Stabilize code example
I don't want you to leave empty handed (You got so far already), so I wrote a simple simulation for the Stabilize$^*_k$ algorithm in Python. It shows how Stabilize$^*_k$ can create the Far links from the Local links in about $O(\log(n))$ iterations. You can find it [here [github]](https://github.com/Freedomlayer/freedomlayer_code/blob/master/chord_stabilize/build_far_from_local.py).

Some words about the code. It is not very fast. (You could optimize it though). On my computer you could simulate a ring of 2^10 nodes, though you will have to wait a few minutes to get a result. To use it, just run it with python. (I use Python3). If you want to tweak the parameters, go to the last function and change them. You can change both $n$ and $k$. $n$ is the amount of nodes in the ring, and $k$ is the ring constant. (Every node is connected to his $k$ closest neighbours from both sides).

If you just want to see how Stabilize$^*_k$ looks like in the code, I include it here: <%text>

def stabilize(self,node_name):
    """
    Try improving immediate links by asking first level links.
    Done according to the Chord Stabilizing article.
    """
    # Get the node's class:
    nd = self.nodes[node_name]
    # Initialize the Known nodes set:
    known = set(nd.links)

    for ln in nd.links:
        known.update(self.nodes[ln].links)
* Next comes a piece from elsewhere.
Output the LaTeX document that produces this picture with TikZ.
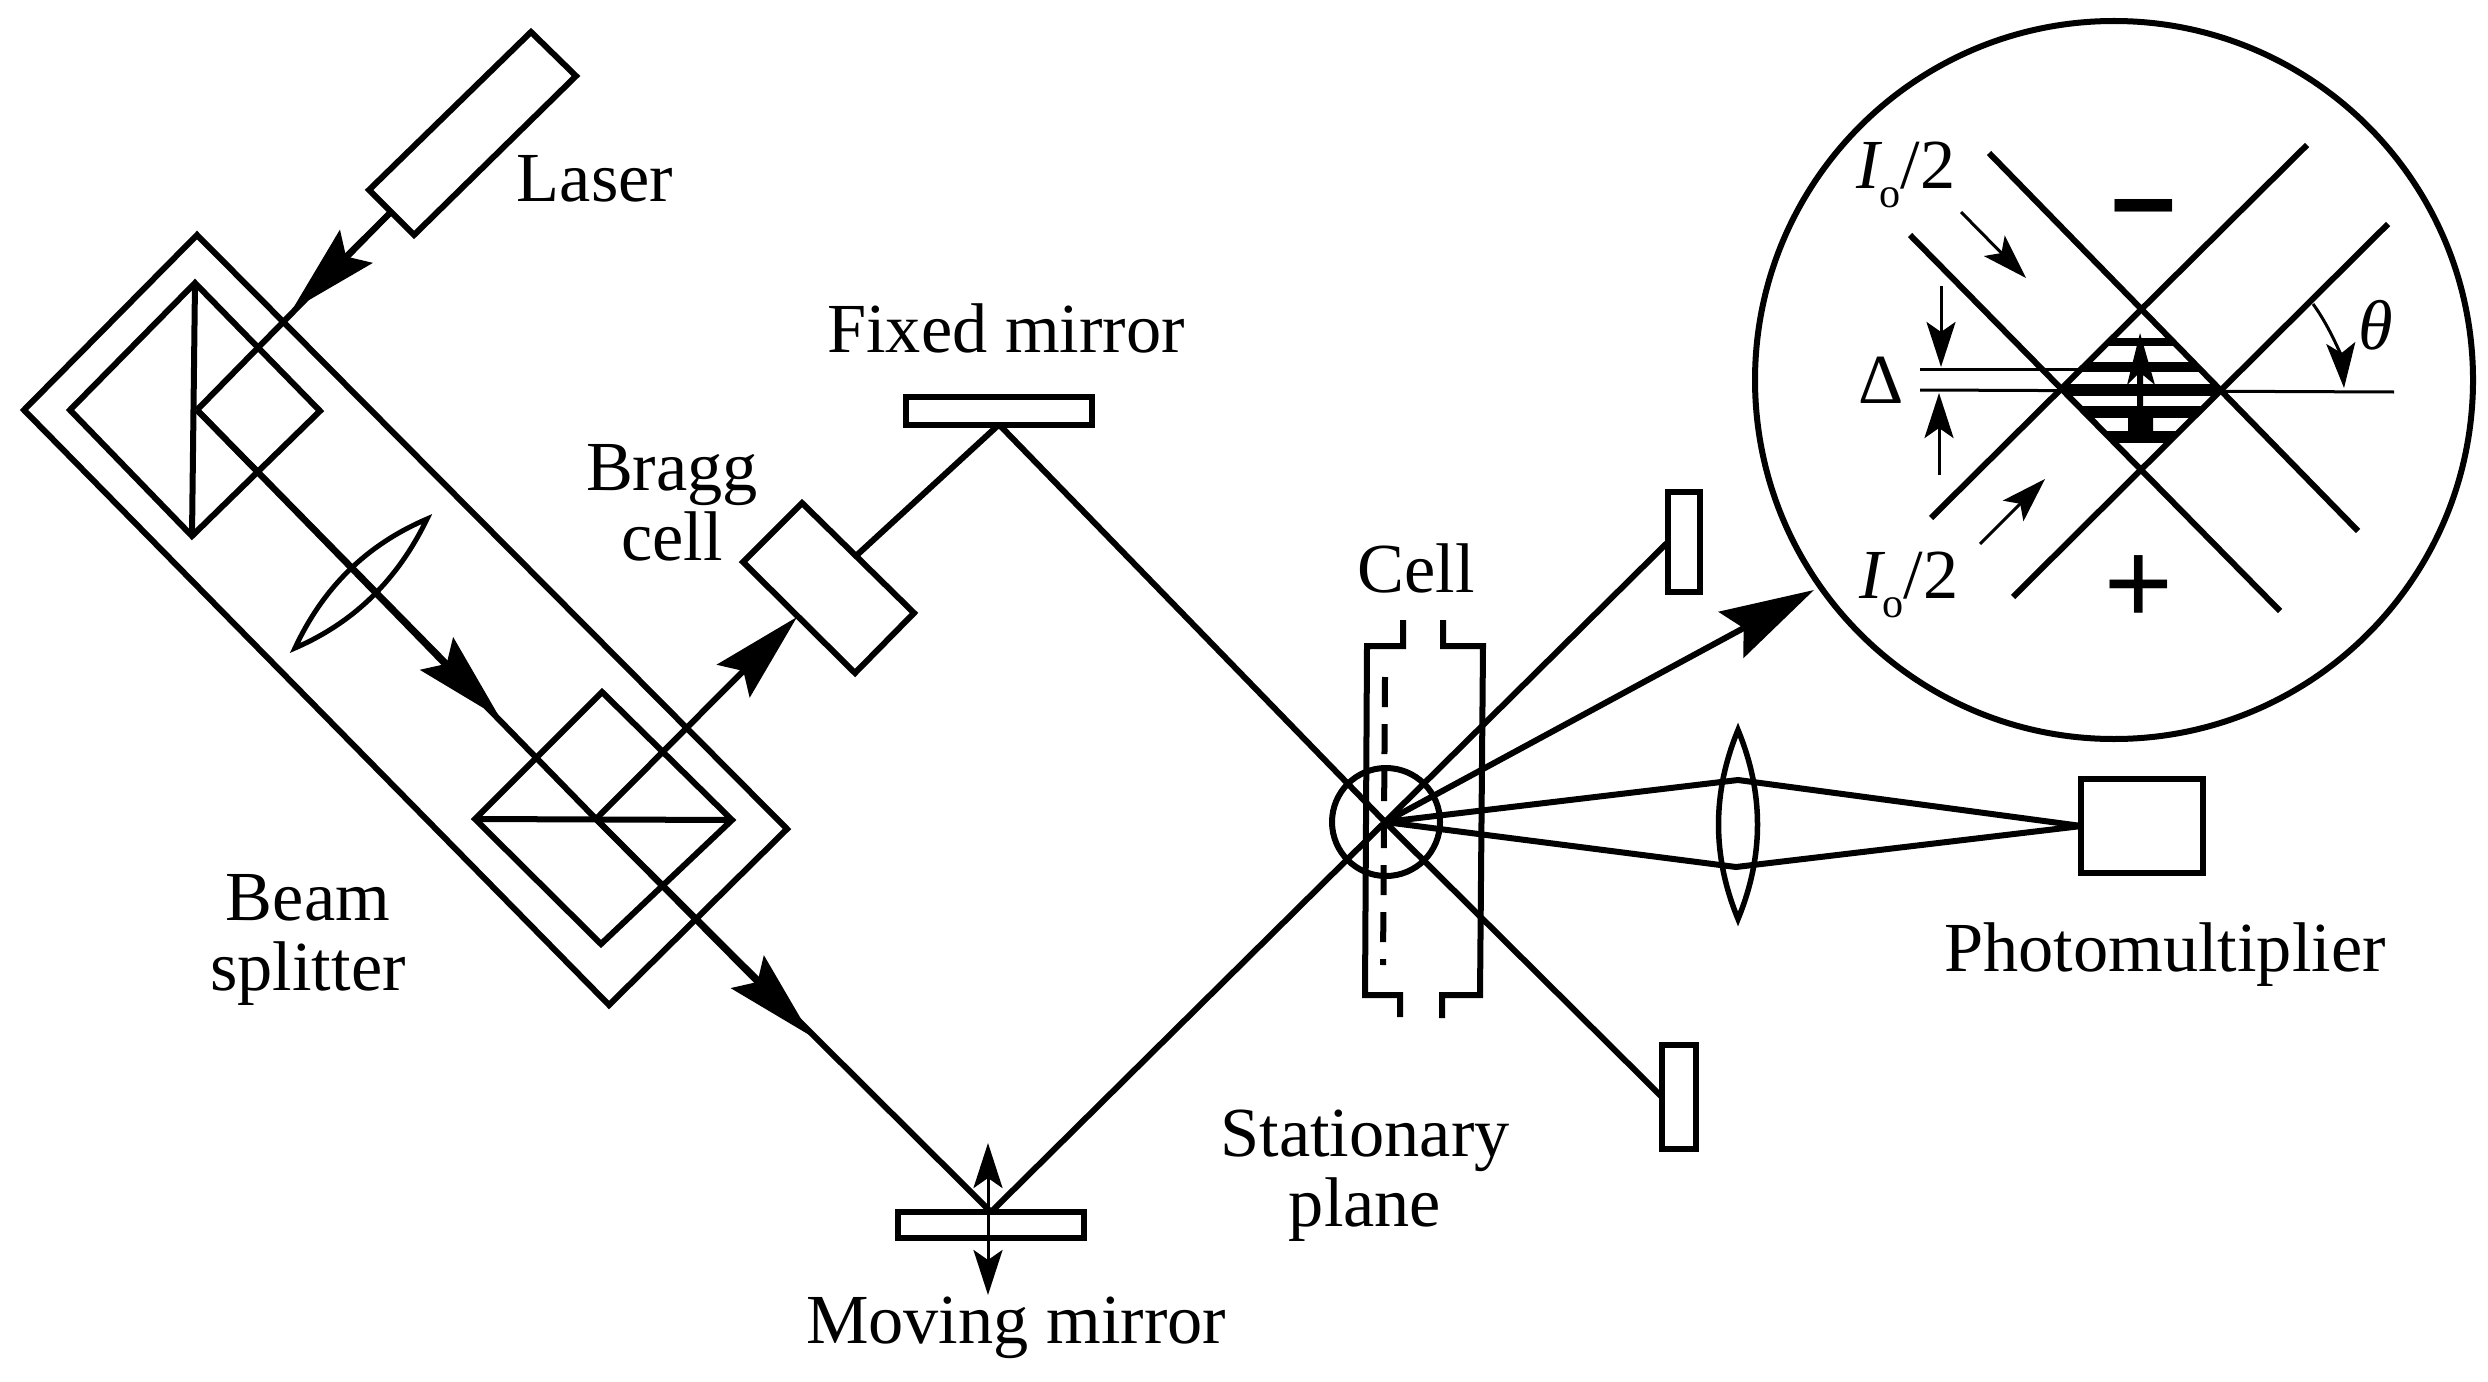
\documentclass[tikz,border=0pt]{standalone}
\usepackage{fontspec}
\setmainfont{Liberation Serif}
\usetikzlibrary{arrows.meta}
\tikzset{
	ray/.style={line width=0.06cm},
	thinray/.style={line width=0.03cm},
	bighead/.style={-{Stealth[length=0.90cm,width=0.46cm,inset=0.14cm]}},
	smallhead/.style={-{Stealth[length=0.45cm,width=0.29cm,inset=0.10cm]}},
	optic/.style={draw,line width=0.06cm,inner sep=0pt,outer sep=0pt},
	label/.style={font=\fontsize{20}{20}\selectfont,inner sep=0pt,align=center},
	signlabel/.style={font=\fontsize{32}{32}\selectfont\bfseries,inner sep=0pt},
}
\newcommand{\halfint}{\itshape I\raisebox{-0.6ex}{\fontsize{12}{12}\selectfont\upshape o}\upshape/2}
\begin{document}
\begin{tikzpicture}[x=0.01cm,y=-0.01cm]
	\useasboundingbox (0,0) rectangle (2488,1382);
	\coordinate (lasermid) at (390,213);
	\coordinate (tipa) at (292,310);
	\coordinate (splitin) at (197,410);
	\coordinate (tipb) at (500,718);
	\coordinate (splitout) at (596,819);
	\coordinate (tipc) at (797,617);
	\coordinate (braggout) at (857,555);
	\coordinate (tipd) at (811,1036);
	\coordinate (focus) at (1385,822);
	\coordinate (lenstop) at (1738,780);
	\coordinate (lensbot) at (1736,867);
	\coordinate (tipe) at (1814,590);
	\node[optic,minimum width=1.86cm,minimum height=0.27cm] (fixedmirror) at (999,411) {};
	\node[optic,minimum width=1.86cm,minimum height=0.26cm] (movemirror) at (991,1225) {};
	\node[optic,minimum width=0.32cm,minimum height=1.00cm] (uppermirror) at (1684,542) {};
	\node[optic,minimum width=0.34cm,minimum height=1.03cm] (lowermirror) at (1679,1097) {};
	\node[optic,minimum width=1.21cm,minimum height=0.93cm] (pmt) at (2142,826) {};
	\draw[ray] (531,32) -- (576,76) -- (414,235) -- (369,190) -- cycle;
	\draw[ray] (197,235) -- (24,410) -- (609,1005) -- (787,829) -- cycle;
	\draw[ray] (195,283) -- (70,410) -- (192,536) -- (320,411) -- cycle;
	\draw[ray] (195,283) -- (192,536);
	\draw[ray] (602,692) -- (475,819) -- (601,944) -- (732,820) -- cycle;
	\draw[ray] (475,819) -- (732,820);
	\draw[ray] (802,503) -- (743,562) -- (855,673) -- (914,613) -- cycle;
	\draw[line width=0.05cm] (427,519) .. controls (366,545) and (323,588) .. (295,648) .. controls (355,622) and (398,579) .. cycle;
	\draw[line width=0.055cm] (1738,730) .. controls (1712,793) and (1712,856) .. (1738,919) .. controls (1764,856) and (1764,793) .. cycle;
	\draw[ray] (lasermid) -- (splitin);
	\draw[ray,bighead] (lasermid) -- (tipa);
	\draw[ray] (splitin) -- (splitout);
	\draw[ray,bighead] (splitin) -- (tipb);
	\draw[ray,bighead] (splitout) -- (tipc);
	\draw[ray] (braggout) -- (fixedmirror.south);
	\draw[ray] (splitout) -- (movemirror.north);
	\draw[ray,bighead] (splitout) -- (tipd);
	\draw[ray] (fixedmirror.south) -- (focus);
	\draw[ray] (movemirror.north) -- (focus);
	\draw[thinray,{Stealth[length=0.45cm,width=0.29cm,inset=0.10cm]}-{Stealth[length=0.45cm,width=0.29cm,inset=0.10cm]}] (988,1143) -- (988,1295);
	\draw[ray] (1403,620) -- (1403,646) -- (1367,646) -- (1365,995) -- (1400,995) -- (1400,1017);
	\draw[ray] (1443,620) -- (1443,646) -- (1483,646) -- (1480,995) -- (1442,995) -- (1442,1018);
	\draw[ray,dash pattern=on 0.30cm off 0.17cm] (1385,677) -- (1383,965);
	\draw[ray] (1386,822) circle[radius=54];
	\draw[ray] (focus) -- (uppermirror.west);
	\draw[ray] (focus) -- (lowermirror.west);
	\draw[ray,-{Stealth[length=0.94cm,width=0.52cm,inset=0.14cm]}] (focus) -- (tipe);
	\draw[ray] (focus) -- (lenstop) -- (pmt.west);
	\draw[ray] (focus) -- (lensbot) -- (pmt.west);
	\draw[ray] (2114,380) circle[radius=359];
	\draw[ray] (1989,153) -- (2358,531);
	\draw[ray] (1910,235) -- (2280,611);
	\draw[ray] (2307,145) -- (1931,518);
	\draw[ray] (2388,224) -- (2013,597);
	\begin{scope}
		\clip (2141,309) -- (2220,390) -- (2140,469) -- (2062,390) -- cycle;
		\foreach \fringe/\fringew in {342/0.08,367/0.10,390/0.11,412/0.11,437/0.12}
			\draw[line width=\fringew cm] (2050,\fringe) -- (2230,\fringe);
	\end{scope}
	\fill (2140,333) -- (2155,385) -- (2143,375) -- (2143,418) -- (2153,418) -- (2153,442) -- (2128,442) -- (2128,418) -- (2137,418) -- (2137,375) -- (2127,385) -- cycle;
	\draw[thinray] (1920,369) -- (2083,369);
	\draw[thinray] (1920,390) -- (2394,392);
	\draw[thinray,smallhead] (1941,286) -- (1941,367);
	\draw[thinray,smallhead] (1939,475) -- (1939,393);
	\draw[thinray,smallhead] (1961,212) -- (2026,278);
	\draw[thinray,smallhead] (1980,544) -- (2045,479);
	\draw[thinray,smallhead] (2313,304) .. controls (2332,330) and (2342,360) .. (2344,388);
	\node[label] (laserlabel) at (595,179) {Laser};
	\node[label] (fixedlabel) at (1006,328) {Fixed mirror};
	\node[label] (bragglabel) at (672,503) {Bragg\\cell};
	\node[label] (celllabel) at (1416,568) {Cell};
	\node[label] (splitlabel) at (308,940) {Beam\\splitter};
	\node[label] (planelabel) at (1365,1176) {Stationary\\plane};
	\node[label] (movelabel) at (1016,1328) {Moving mirror};
	\node[label] (pmtlabel) at (2165,955) {Photomultiplier};
	\node[label] (intopa) at (1906,175) {\halfint};
	\node[label] (intbot) at (1909,585) {\halfint};
	\node[label] (deltalabel) at (1881,380) {Δ};
	\node[label] (thetalabel) at (2376,325) {\itshape θ};
	\node[signlabel] (minuslabel) at (2144,232) {\scalebox{1.1}[1.6]{−}};
	\node[signlabel] (pluslabel) at (2139,591) {\scalebox{1.1}{+}};
\end{tikzpicture}
\end{document}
    # Remove myself from the known set:
    known.discard(node_name)

    # Find the optimal local links:

    known_lst = list(known)
    nd.local_links = set()
    # Find "before nd" k best local links:
    known_lst.sort(key=lambda z:self.name_dist(z,node_name))
    nd.local_links.update(set(known_lst[:self.k]))
    # Find "after nd" k best local links:
    known_lst.sort(key=lambda z:self.name_dist(node_name,z))
    nd.local_links.update(set(known_lst[:self.k]))

    # Find optimal far links:
    nd.far_links = set()
    for j in range(NODE_NAMESPACE):
        # First direction:
        opt = min(known_lst,key=lambda z:self.name_dist(\
                (node_name + (2**j)) % NODE_NAMESPACE_SIZE,z))
        nd.far_links.add(opt)

        # Second direction:
        opt = min(known_lst,key=lambda z:self.name_dist(\
                z,(node_name - (2**j)) % NODE_NAMESPACE_SIZE))
        nd.far_links.add(opt)

    nd.links = nd.local_links.union(nd.far_links)
Local Links are enough
By showing that the Far links could be constructed from the Local links in a short time, we can conclude that as long as the k-linked ring could be reconstructed, the whole structure of Far Links could be reconstructed.

Final notes

We showed that a k-linked ring survives and quickly recovers from the sudden failure of any $k-1$ nodes. Therefore this result applies also to a k-linked ring with Far links (Because the Far links could always be reconstructed quickly from the Local links). This is a pretty weak theoretical result, as we only considered the Local links when deriving it.

However, the Stabilize algorithm we have presented is much stronger than we managed to prove here. The Far links probably add much more to the stability of the structure. At this point we don't bother to fully analyze or prove it, though I'm pretty sure that there many articles and research about this subject out there.

Another interesting thing that we have found is that it is enough to invoke the Stabilize$^*_k$ operation periodically (by all nodes) to preserve the total structure (k-linked ring + Far links). In fact, this is the only operation we ever have to invoke to keep up with network events. (Node failures and joins). We don't have to remember lots of rules that apply in different cases or times. It might not be the most optimal thing to do, however it is a very safe way of constructing a simple and stable structure that stays both connected and searchable.

As a thought exercise, follow what happens when a new node joins. (See how many Stabilize Iterations it takes for him to obtain all the optimal Far links).

Another thing to mention is what we haven't discussed here: How to preserve the information inside the nodes in the network, if we use it as a DHT. In other words: If a few nodes fail, we already know how to reconstruct the network. What we still have to think about is how to deal with losing the data inside those failed nodes.